Stop at the line containing "import plotly.graph_objects as go": write out every line from the beginning of the entries up to and including it, minus the pictures.

(begin)

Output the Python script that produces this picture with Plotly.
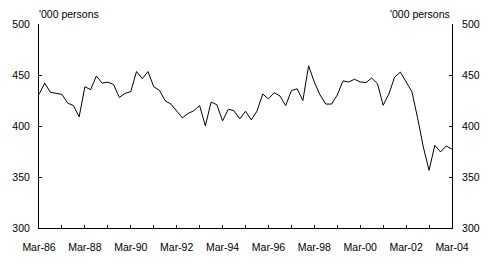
import plotly.graph_objects as go

# Quarterly values, Mar-86 to Mar-04 ('000 persons)
values = [431, 442, 433, 432, 431, 422.5, 420, 409, 438.5, 435.6,
          449, 442, 443, 440.7, 428, 432, 433.7, 453.4, 446.4, 453.4,
          438.5, 435, 424.7, 421.5, 414.5, 408, 412.3, 415, 420, 400.2,
          423.4, 420.9, 405, 416.4, 415, 406.9, 414.5, 406, 414.5, 431.4,
          426.6, 432.7, 429.5, 420, 434.6, 436.5, 425, 459, 443, 430.4,
          421.5, 421.5, 430.4, 444.2, 443.2, 445.8, 443.2, 442.6, 447, 441.6,
          420.3, 431.4, 448, 452.8, 443.2, 433.7, 408, 379.4, 356.5, 381,
          374.6, 380.4, 377.2]
quarters = list(range(len(values)))
year_labels = ["Mar-86", "", "Mar-88", "", "Mar-90", "", "Mar-92", "", "Mar-94", "",
               "Mar-96", "", "Mar-98", "", "Mar-00", "", "Mar-02", "", "Mar-04"]
year_positions = [4 * i for i in range(len(year_labels))]
y_ticks = [300, 350, 400, 450, 500]
unit_label = "'000 persons"

font = dict(family="Liberation Sans, Arial, sans-serif", size=10.5, color="black")

fig = go.Figure()
fig.add_trace(go.Scatter(x=quarters, y=values, mode="lines",
                         line=dict(color="black", width=1), showlegend=False))
# invisible copy so the right-hand axis is drawn
fig.add_trace(go.Scatter(x=quarters, y=values, mode="lines", yaxis="y2",
                         line=dict(color="rgba(0,0,0,0)", width=1),
                         hoverinfo="skip", showlegend=False))

axis_common = dict(showline=True, linecolor="black", linewidth=1, showgrid=False,
                   zeroline=False, ticks="inside", ticklen=3, tickcolor="black",
                   tickfont=font)

fig.update_layout(
    width=492, height=265,
    margin=dict(l=34, r=33, t=24, b=32),
    paper_bgcolor="white", plot_bgcolor="white",
    font=font,
    xaxis=dict(range=[0, 72], tickmode="array", tickvals=year_positions,
               ticktext=year_labels, ticklabelstandoff=9, **axis_common),
    yaxis=dict(range=[300, 500], tickmode="array", tickvals=y_ticks,
               ticklabelstandoff=6, **axis_common),
    yaxis2=dict(range=[300, 500], tickmode="array", tickvals=y_ticks, overlaying="y",
                side="right", ticklabelstandoff=7, **axis_common),
    annotations=[
        dict(text=unit_label, xref="paper", yref="paper", x=0, y=1, xanchor="left",
             yanchor="bottom", yshift=2, xshift=-2, showarrow=False, font=font),
        dict(text=unit_label, xref="paper", yref="paper", x=1, y=1, xanchor="right",
             yanchor="bottom", yshift=2, showarrow=False, font=font),
    ],
)
fig.write_html("out.html")
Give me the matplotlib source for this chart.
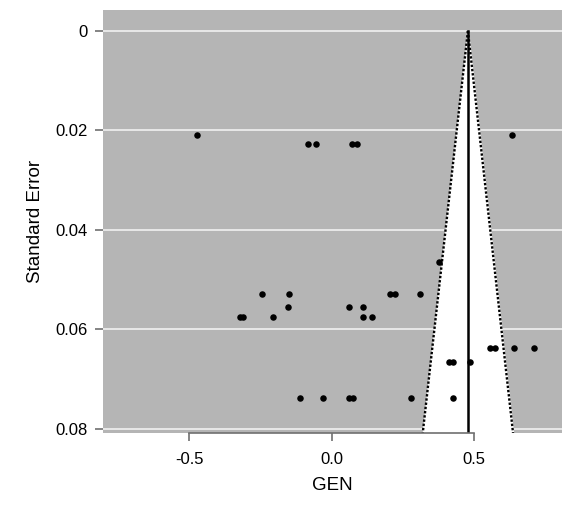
import matplotlib
matplotlib.use("Agg")
import matplotlib.pyplot as plt
import numpy as np

plt.rcParams['font.family'] = ['Liberation Sans', 'DejaVu Sans']

# study effects (GEN) and their standard errors
gen = [-0.474, -0.082, -0.054, 0.071, 0.090, 0.634,
       0.378,
       -0.246, -0.151, 0.203, 0.224, 0.310,
       -0.153, 0.062, 0.111,
       -0.323, -0.311, -0.204, 0.111, 0.141,
       0.555, 0.574, 0.640, 0.710,
       0.412, 0.426, 0.487,
       -0.110, -0.029, 0.062, 0.074, 0.278, 0.426]
se = [0.0210, 0.0227, 0.0227, 0.0227, 0.0227, 0.0210,
      0.0465,
      0.0529, 0.0529, 0.0529, 0.0529, 0.0529,
      0.0555, 0.0555, 0.0555,
      0.0574, 0.0574, 0.0574, 0.0574, 0.0574,
      0.0637, 0.0637, 0.0637, 0.0637,
      0.0665, 0.0665, 0.0665,
      0.0737, 0.0737, 0.0737, 0.0737, 0.0737, 0.0737]
pooled = 0.478
yticks = [0, 0.02, 0.04, 0.06, 0.08]
ytick_labels = ['0', '0.02', '0.04', '0.06', '0.08']
xticks = [-0.5, 0.0, 0.5]
xtick_labels = ['-0.5', '0.0', '0.5']

fig = plt.figure(figsize=(5.79, 5.13), dpi=100)
ax = fig.add_axes([0.1774, 0.156, 0.7932, 0.8245])
ax.set_facecolor('#b5b5b5')

ymin, ymax = -0.0042, 0.0808
ax.set_ylim(ymax, ymin)
ax.set_xlim(-0.803, 0.808)

# white funnel region (pseudo 95% limits)
s = np.linspace(0, ymax, 50)
ax.fill_betweenx(s, pooled - 1.96 * s, pooled + 1.96 * s, color='white', zorder=1)
for t in yticks:
    ax.axhline(t, color='#ececec', lw=1.3, zorder=0.5)
ax.plot(pooled - 1.96 * s, s, color='black', ls=(0, (1, 0.8)), lw=1.7, zorder=2)
ax.plot(pooled + 1.96 * s, s, color='black', ls=(0, (1, 0.8)), lw=1.7, zorder=2)
ax.plot([pooled, pooled], [0, ymax], color='black', lw=1.8, zorder=2)

ax.scatter(gen, se, s=22, color='black', zorder=3, linewidths=0)

for sp in ['top', 'right', 'left']:
    ax.spines[sp].set_visible(False)
ax.spines['bottom'].set_bounds(-0.5, 0.5)
ax.spines['bottom'].set_color('#707070')
ax.spines['bottom'].set_linewidth(1.2)

ax.set_yticks(yticks)
ax.set_yticklabels(ytick_labels)
ax.set_xticks(xticks)
ax.set_xticklabels(xtick_labels)
ax.tick_params(axis='both', colors='#707070', labelcolor='black', labelsize=12,
               length=6, width=1.2)
ax.tick_params(axis='y', pad=5)
ax.tick_params(axis='x', pad=8)

ax.set_xlabel('GEN', fontsize=13.5, labelpad=7)
ax.set_ylabel('Standard Error', fontsize=13.5, labelpad=8)

fig.savefig('out.png', dpi=100)
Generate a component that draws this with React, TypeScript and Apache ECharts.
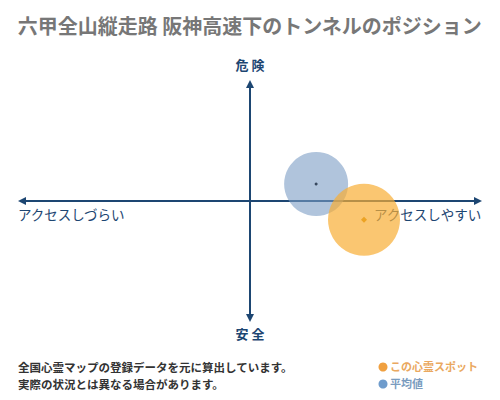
import { useEffect, useRef } from "react";
import * as echarts from "echarts";

const titleText = "六甲全山縦走路 阪神高速下のトンネルのポジション";
const axisNames = { top: "危 険", bottom: "安 全", left: "アクセスしづらい", right: "アクセスしやすい" };
const noteLines = ["全国心霊マップの登録データを元に算出しています。", "実際の状況とは異なる場合があります。"];
const legendNames = ["この心霊スポット", "平均値"];

// [access, danger, bubble size]
const spotPoint = [0.5, -0.16, 72];
const averagePoint = [0.29, 0.145, 64];

const navy = "#1d4672";
const font = "'Noto Sans CJK JP', sans-serif";

export default function App() {
  const chartRef = useRef(null);

  useEffect(() => {
    const chart = echarts.init(chartRef.current, null, { renderer: "svg" });

    const axisLine = {
      show: true,
      onZero: true,
      symbol: ["triangle", "triangle"],
      symbolSize: [8, 8],
      lineStyle: { color: navy, width: 2 },
    };

    chart.setOption({
      animation: false,
      textStyle: { fontFamily: font },
      grid: { left: 22, right: 22, top: 84, bottom: 82 },
      xAxis: {
        type: "value",
        min: -1,
        max: 1,
        axisLine,
        axisTick: { show: false },
        axisLabel: { show: false },
        splitLine: { show: false },
      },
      yAxis: {
        type: "value",
        min: -1,
        max: 1,
        axisLine,
        axisTick: { show: false },
        axisLabel: { show: false },
        splitLine: { show: false },
      },
      series: [
        {
          type: "scatter",
          data: [averagePoint],
          symbolSize: (d: number[]) => d[2],
          itemStyle: { color: "#7b9cc4", opacity: 0.6 },
        },
        {
          type: "scatter",
          data: [spotPoint],
          symbolSize: (d: number[]) => d[2],
          itemStyle: { color: "#f8ae35", opacity: 0.7 },
        },
        {
          type: "scatter",
          data: [averagePoint.slice(0, 2)],
          symbolSize: 3,
          itemStyle: { color: "#1a2a40" },
        },
        {
          type: "scatter",
          data: [spotPoint.slice(0, 2)],
          symbol: "diamond",
          symbolSize: 6,
          itemStyle: { color: "#e89a10" },
        },
      ],
      graphic: [
        {
          type: "text",
          left: "center",
          top: 15,
          style: { text: titleText, fontSize: 20, fontWeight: "bold", fill: "#777", fontFamily: font },
        },
        {
          type: "text",
          left: "center",
          top: 58,
          style: { text: axisNames.top, fontSize: 13, fontWeight: "bold", fill: navy, fontFamily: font },
        },
        {
          type: "text",
          left: "center",
          top: 327,
          style: { text: axisNames.bottom, fontSize: 13, fontWeight: "bold", fill: navy, fontFamily: font },
        },
        {
          type: "text",
          left: 18,
          top: 207,
          style: { text: axisNames.left, fontSize: 13.5, fill: navy, fontFamily: font },
        },
        {
          type: "text",
          right: 18,
          top: 207,
          style: { text: axisNames.right, fontSize: 13.5, fill: navy, fontFamily: font },
        },
        {
          type: "text",
          left: 18,
          top: 358,
          style: { text: noteLines.join("\n"), fontSize: 11.5, lineHeight: 17, fontWeight: "bold", fill: "#333", fontFamily: font },
        },
        {
          type: "circle",
          shape: { cx: 383, cy: 367, r: 4.5 },
          style: { fill: "#f0a040" },
        },
        {
          type: "text",
          left: 390,
          top: 360,
          style: { text: legendNames[0], fontSize: 11, fontWeight: "bold", fill: "#eaa860", fontFamily: font },
        },
        {
          type: "circle",
          shape: { cx: 383, cy: 384, r: 4.5 },
          style: { fill: "#6f9ccc" },
        },
        {
          type: "text",
          left: 390,
          top: 377,
          style: { text: legendNames[1], fontSize: 11, fontWeight: "bold", fill: "#7a9cbf", fontFamily: font },
        },
      ],
    });

    return () => {
      chart.dispose();
    };
  }, []);

  return <div ref={chartRef} style={{ width: "500px", height: "400px", margin: "-8px" }} />;
}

(end)

* [Solution for this task]:
Output the Python script that produces this picture with Plotly.
import plotly.graph_objects as go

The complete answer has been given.